BERLİN 5. GÜN: Son çırpınışlar…
Evet bugün Berlin’de son günümüz olduğu için görmeniz gereken son yerleri yetiştirmeye çalıştık. Uyanır uyanmaz soluğu ‘East Side Gallery’de aldık. Soğuk savaş yıllarının sembolü olan duvarın kalan 1.3 km uzunluğunda bir parçası sanatçılar tarafından ele geçirilip dünyanın en büyük açıkhava galerisine dönüştürülmüş. ‘East Side Gallery’de resim yapmak için politik bir duruş, insan haklarına saygı şart: biz gezenler için ise doyumsuz anlar kaçınılmaz.
‘East Side Gallery’deki gezimizi de tamamladıktan sonra Berlin’e kadar gelip, Almanya-Acı Vatan söylemlerine ve Küçük Türkiye olarak nitelendirilen ‘Kreuzberg’e uğramak bir fikir, ama ben zaten içinde yaşıyorum gerek yok da denebilir, tercih sizin.
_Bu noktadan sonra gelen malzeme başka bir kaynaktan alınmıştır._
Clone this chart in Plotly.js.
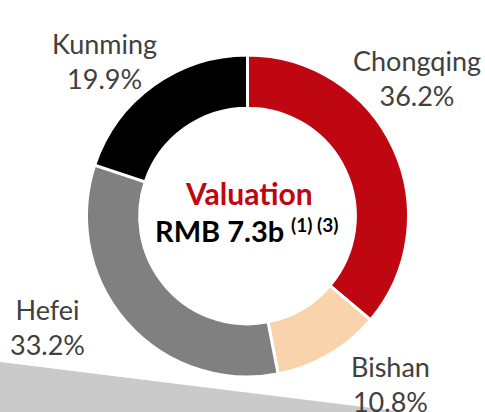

Kreuzberg’te yürürken gerçekten de kendinizi Türkiye’de hissedeceksiniz. Yüksek binaların balkonlarının hepsinde Türkiye’ye döndürülen çanak antenler mevcut. Mağazalardaki tabelalar Türkçe olup, sokakta herkes Türkçe konuşuyor olacak. Balıkçı, pastane, lokanta, kırtasiye ne ararsanız var.
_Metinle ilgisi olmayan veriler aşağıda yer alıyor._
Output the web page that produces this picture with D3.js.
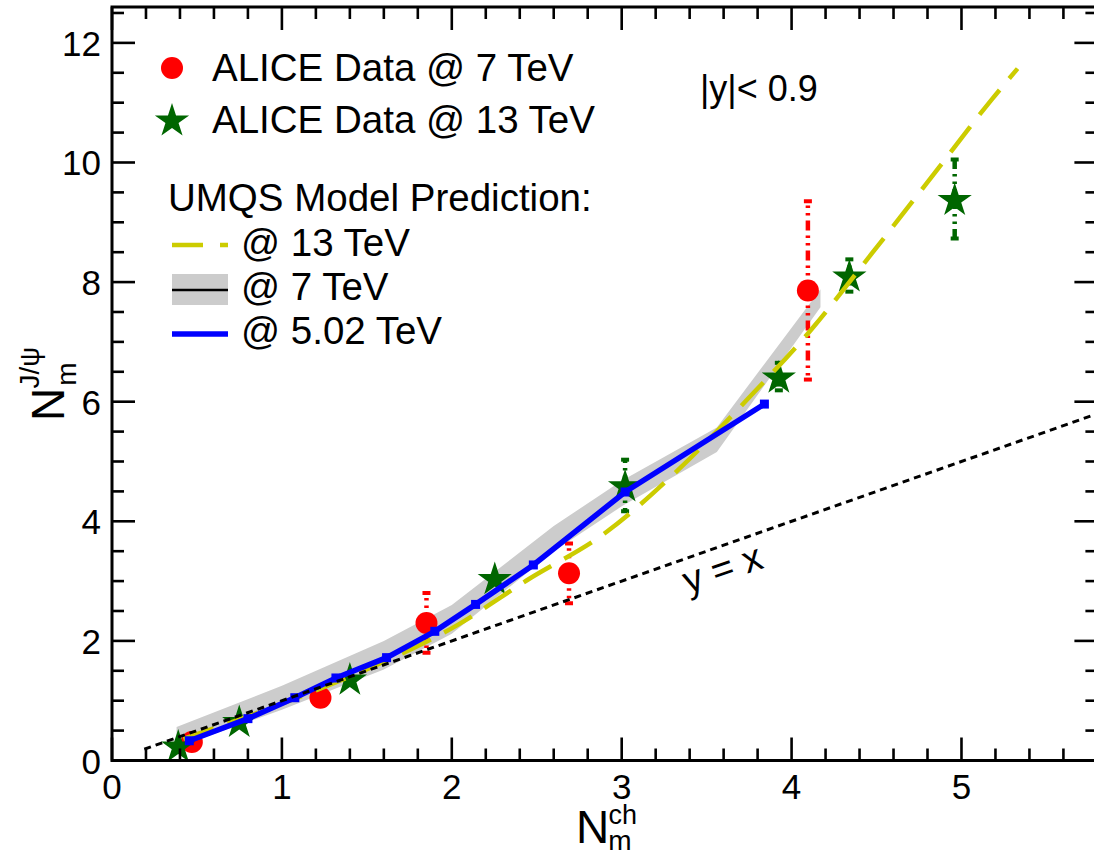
<!DOCTYPE html>
<html>
<head>
<meta charset="utf-8">
<script src="https://cdn.jsdelivr.net/npm/d3@7"></script>
<style>
  html, body { margin: 0; padding: 0; background: #fff; }
  svg { display: block; }
  text { font-family: "Liberation Sans", Arial, Helvetica, sans-serif; fill: #000; }
</style>
</head>
<body>
<svg id="chart" width="1094" height="855"></svg>
<script>
// ---------------- data ----------------
const xMajorTicks = [0, 1, 2, 3, 4, 5];
const yMajorTicks = [0, 2, 4, 6, 8, 10, 12];

// ALICE data @ 7 TeV (red circles)
const alice7X   = [0.47, 1.227, 1.851, 2.69, 4.096];
const alice7Y   = [0.31, 1.05, 2.30, 3.13, 7.86];
const alice7Err = [0, 0, 0.5, 0.5, 1.49];

// ALICE data @ 13 TeV (green stars)
const alice13X   = [0.39, 0.749, 1.40, 2.253, 3.02, 3.925, 4.34, 4.96];
const alice13Y   = [0.25, 0.66, 1.37, 3.05, 4.60, 6.42, 8.11, 9.39];
const alice13Err = [0, 0, 0, 0, 0.43, 0.23, 0.27, 0.66];

// UMQS @ 5.02 TeV (blue line with squares)
const model502X = [0.455, 0.80, 1.076, 1.318, 1.616, 1.90, 2.14, 2.48, 3.02, 3.84];
const model502Y = [0.33, 0.70, 1.05, 1.38, 1.72, 2.16, 2.61, 3.27, 4.49, 5.96];

// UMQS @ 13 TeV (yellow dashed)
const model13X = [0.42, 0.8, 1.2, 1.6, 2.03, 2.44, 2.91, 3.34, 3.74, 4.12, 4.47, 4.83, 5.18, 5.33];
const model13Y = [0.36, 0.74, 1.17, 1.65, 2.26, 3.01, 3.82, 4.88, 6.04, 7.22, 8.47, 9.78, 11.06, 11.57];

// UMQS @ 7 TeV (gray band)
const model7X     = [0.38, 1.0, 1.6, 2.0, 2.6, 3.0, 3.56, 4.17];
const model7Upper = [0.56, 1.25, 2.0, 2.6, 3.92, 4.68, 5.57, 7.88];
const model7Lower = [0.22, 0.85, 1.52, 2.12, 3.5, 4.25, 5.16, 7.58];

// y = x reference line
const diagX = [0.19, 5.8];

// ---------------- layout ----------------
const svg = d3.select("#chart");
const W = 1094, H = 855;
const x = d3.scaleLinear().domain([0, 5.8]).range([112, 1097.4]);
const y = d3.scaleLinear().domain([0, 12.6]).range([760.5, 7]);
const x0 = x.range()[0], x1 = x.range()[1];
const y0 = y.range()[0], y1 = y.range()[1];

svg.append("rect").attr("width", W).attr("height", H).attr("fill", "#fff");

const clip = svg.append("defs").append("clipPath").attr("id", "plotclip");
clip.append("rect").attr("x", x0).attr("y", y1).attr("width", x1 - x0).attr("height", y0 - y1);

const plot = svg.append("g").attr("clip-path", "url(#plotclip)");

// gray band (7 TeV)
const bandData = model7X.map((v, i) => ({x: v, lo: model7Lower[i], hi: model7Upper[i]}));
plot.append("path")
  .datum(bandData)
  .attr("d", d3.area().x(d => x(d.x)).y0(d => y(d.lo)).y1(d => y(d.hi)))
  .attr("fill", "#cccccc");

// error bars + markers
const errDash = "10,5,2.5,5,2.5,5";
function errorBars(g, xs, ys, es, color) {
  xs.forEach((xv, i) => {
    const e = es[i];
    if (!e) return;
    const cx = x(xv), cy = y(ys[i]);
    [ys[i] + e, ys[i] - e].forEach(end => {
      g.append("line").attr("x1", cx).attr("x2", cx)
        .attr("y1", cy).attr("y2", y(end))
        .attr("stroke", color).attr("stroke-width", 4.5)
        .attr("stroke-dasharray", errDash);
      g.append("line").attr("x1", cx - 4).attr("x2", cx + 4)
        .attr("y1", y(end)).attr("y2", y(end))
        .attr("stroke", color).attr("stroke-width", 4);
    });
  });
}

function starPath(R) {
  const r = R * 0.382;
  const pts = [];
  for (let k = 0; k < 10; k++) {
    const a = -Math.PI / 2 + k * Math.PI / 5;
    const rr = k % 2 === 0 ? R : r;
    pts.push([rr * Math.cos(a), rr * Math.sin(a)]);
  }
  return "M" + pts.map(p => p[0].toFixed(2) + "," + p[1].toFixed(2)).join("L") + "Z";
}

const red = "#ff0000", green = "#006600", blue = "#0000ff", yellow = "#cccc00";

const dataG = plot.append("g");
errorBars(dataG, alice7X, alice7Y, alice7Err, red);
errorBars(dataG, alice13X, alice13Y, alice13Err, green);

dataG.selectAll("circle.a7").data(alice7X).enter().append("circle")
  .attr("cx", d => x(d)).attr("cy", (d, i) => y(alice7Y[i])).attr("r", 11)
  .attr("fill", red);

dataG.selectAll("path.a13").data(alice13X).enter().append("path")
  .attr("d", starPath(18))
  .attr("transform", (d, i) => `translate(${x(d)},${y(alice13Y[i]) + 1.5})`)
  .attr("fill", green);

// yellow dashed (13 TeV)
plot.append("path")
  .datum(model13X.map((v, i) => [v, model13Y[i]]))
  .attr("d", d3.line().x(d => x(d[0])).y(d => y(d[1])).curve(d3.curveMonotoneX))
  .attr("fill", "none").attr("stroke", yellow).attr("stroke-width", 4.5)
  .attr("stroke-dasharray", "32,15");

// blue line with squares (5.02 TeV)
plot.append("path")
  .datum(model502X.map((v, i) => [v, model502Y[i]]))
  .attr("d", d3.line().x(d => x(d[0])).y(d => y(d[1])))
  .attr("fill", "none").attr("stroke", blue).attr("stroke-width", 5.5);
plot.selectAll("rect.sq").data(model502X).enter().append("rect")
  .attr("x", d => x(d) - 4.5).attr("y", (d, i) => y(model502Y[i]) - 4.5)
  .attr("width", 9).attr("height", 9).attr("fill", blue);

// y = x dotted line
plot.append("line")
  .attr("x1", x(diagX[0])).attr("y1", y(diagX[0]))
  .attr("x2", x(diagX[1])).attr("y2", y(diagX[1]))
  .attr("stroke", "#000").attr("stroke-width", 3)
  .attr("stroke-dasharray", "7,5");

// ---------------- axes / frame ----------------
const axG = svg.append("g");
const majLen = 23, minLen = 12, tickW = 2.6;
const xMinor = d3.range(0, 5.81, 0.2).filter(v => Math.abs(v - Math.round(v)) > 1e-6);
const yMinor = d3.range(0, 12.51, 0.5).filter(v => Math.abs(v / 2 - Math.round(v / 2)) > 1e-6);

// bottom & top
xMajorTicks.concat(xMinor).forEach(v => {
  const len = xMajorTicks.includes(v) ? majLen : minLen;
  const px = x(v);
  axG.append("line").attr("x1", px).attr("x2", px).attr("y1", y0).attr("y2", y0 - len)
    .attr("stroke", "#000").attr("stroke-width", tickW);
  axG.append("line").attr("x1", px).attr("x2", px).attr("y1", y1).attr("y2", y1 + len)
    .attr("stroke", "#000").attr("stroke-width", tickW);
});
// left & right
yMajorTicks.concat(yMinor).forEach(v => {
  const len = yMajorTicks.includes(v) ? majLen : minLen;
  const py = y(v);
  axG.append("line").attr("x1", x0).attr("x2", x0 + len).attr("y1", py).attr("y2", py)
    .attr("stroke", "#000").attr("stroke-width", tickW);
  axG.append("line").attr("x1", x1).attr("x2", x1 - len).attr("y1", py).attr("y2", py)
    .attr("stroke", "#000").attr("stroke-width", tickW);
});

axG.append("rect").attr("x", x0).attr("y", y1).attr("width", x1 - x0).attr("height", y0 - y1)
  .attr("fill", "none").attr("stroke", "#000").attr("stroke-width", 3);

// tick labels
axG.selectAll("text.xl").data(xMajorTicks).enter().append("text")
  .attr("x", d => x(d)).attr("y", 799).attr("text-anchor", "middle")
  .attr("font-size", 35).text(d => d);
axG.selectAll("text.yl").data(yMajorTicks).enter().append("text")
  .attr("x", 101).attr("y", d => y(d) + 13).attr("text-anchor", "end")
  .attr("font-size", 35).text(d => d);

// axis titles (single text elements with sub/superscript tspans)
const xt = svg.append("text").attr("x", 576).attr("y", 843).attr("font-size", 46);
xt.append("tspan").text("N");
xt.append("tspan").attr("font-size", 28).attr("dy", 7).attr("dx", -1).text("m");
xt.append("tspan").attr("font-size", 27).attr("dx", -23).attr("dy", -26).text("ch");

const yt = svg.append("text").attr("transform", "translate(64,421) rotate(-90)").attr("font-size", 46);
yt.append("tspan").text("N");
yt.append("tspan").attr("font-size", 28).attr("dy", 12).attr("dx", 2).text("m");
yt.append("tspan").attr("font-size", 28).attr("dx", -26).attr("dy", -37).text("J/ψ");

// annotations
svg.append("text").attr("x", 700).attr("y", 101).attr("font-size", 36).text("|y|< 0.9");
svg.append("text").attr("transform", `translate(688,594) rotate(-19)`)
  .attr("font-size", 38).text("y = x");

// ---------------- legend ----------------
const lg = svg.append("g");
const fs = 38.5;
lg.append("circle").attr("cx", 172).attr("cy", 68).attr("r", 11).attr("fill", red);
lg.append("text").attr("x", 212).attr("y", 81).attr("font-size", fs).text("ALICE Data @ 7 TeV");
lg.append("path").attr("d", starPath(18)).attr("transform", "translate(172,121)").attr("fill", green);
lg.append("text").attr("x", 212).attr("y", 133).attr("font-size", fs).text("ALICE Data @ 13 TeV");
lg.append("text").attr("x", 168).attr("y", 211).attr("font-size", fs).text("UMQS Model Prediction:");
lg.append("line").attr("x1", 172).attr("x2", 228).attr("y1", 245).attr("y2", 245)
  .attr("stroke", yellow).attr("stroke-width", 4.5).attr("stroke-dasharray", "31,17");
lg.append("text").attr("x", 241).attr("y", 256).attr("font-size", fs).text("@ 13 TeV");
lg.append("rect").attr("x", 172).attr("y", 274).attr("width", 56).attr("height", 31).attr("fill", "#cccccc");
lg.append("line").attr("x1", 172).attr("x2", 228).attr("y1", 290).attr("y2", 290)
  .attr("stroke", "#000").attr("stroke-width", 2.5);
lg.append("text").attr("x", 241).attr("y", 300).attr("font-size", fs).text("@ 7 TeV");
lg.append("line").attr("x1", 172).attr("x2", 228).attr("y1", 334).attr("y2", 334)
  .attr("stroke", blue).attr("stroke-width", 5.5);
lg.append("text").attr("x", 241).attr("y", 344).attr("font-size", fs).text("@ 5.02 TeV");
</script>
</body>
</html>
‘Kreuzberg’i de tamamladıktan sonra sırada ‘Hackesche Höfe’ var. Burası yan yana binalardan inşa edilmiş olup, labirent şeklinde koridorlardan geçip farklı farklı minik ve vintage butiklerin olduğu bir açık hava yerleşkesi. Binaların altındaki bahçelerden geçip bağlantılı olan diğer binaya ulaşabiliyorsunuz. Buradaki gezimizi de tamamladıktan sonra sırada meşhur ‘Humboldt Üniversitesi’ni görmek vardı. ‘Humboldt Üniversitesi’ Berlin’in en büyük, Almanya’nın en eski ve dünyada önemli üniversitelerden birisi. Albert Einstein ve Karl Marx gibi pekçok ünlü kişinin buradan mezun olduğunu da belirteyim. Üniversitenin hemen yan tarafında 1.Dünya Savaşında hayatını kaybedenler için “Dünya Savaşı Şehitler Anıtı” yani ‘Neue Wache’ bulunuyor.
YEME-İÇME ÖNERİLERİ
Cookies Cream– Kapalı depo gibi yerin içinden geçilerek ulaşılan bu gurme restaurantında yediklerimiz muhteşemdi, kesinlikle tavsiye ediyorum (Pazar ve Pazartesi kapalı)
Voo Café-‘Kreuzberg’de bir apartman avlusunda konuşlanmış küçük bir vaha, kahve ve çay uzmanlık alanları
Monkey Bar-Akşamüstü keyifli saatler için
Sucre et Sel– Fransız lezzetleri, doyumsuz
Enoteca L’Angolino– Herşeyden öte antep fıstıklı ravioli’si için bile gitmeye değer
Reinhard Cafe– Kempinski Hotel’in altındaki, pastaları için mutlaka
‘Cafe Einstein’-Kahvaltının adresi, hiç olmazsa ‘apfelstrudel’ yenmeli
‘Das Eis Haus’-Potsdam’ın yenmeden dönülmemesi gereken dondurmacısı
Berlin ve Potsdam’da mutlaka
Görün-Bizden bir parça olan ‘Zeus tapınağını’ görün.
Şenlendirin-‘Potsdam’ parklarında hem akciğerlerinizi, hem de gözlerinizi şenlendirin.
İçin-Mutlaka ‘Berliner Weiße’ veya diğer Alman biralarından için.
Yiyin-Almanya’ya özgü lezzetler baharatlı sosis ‘Currywurst’ ve tatlı çörek
Çekin-‘East side Gallery’de bol bol fotoğraf çekin.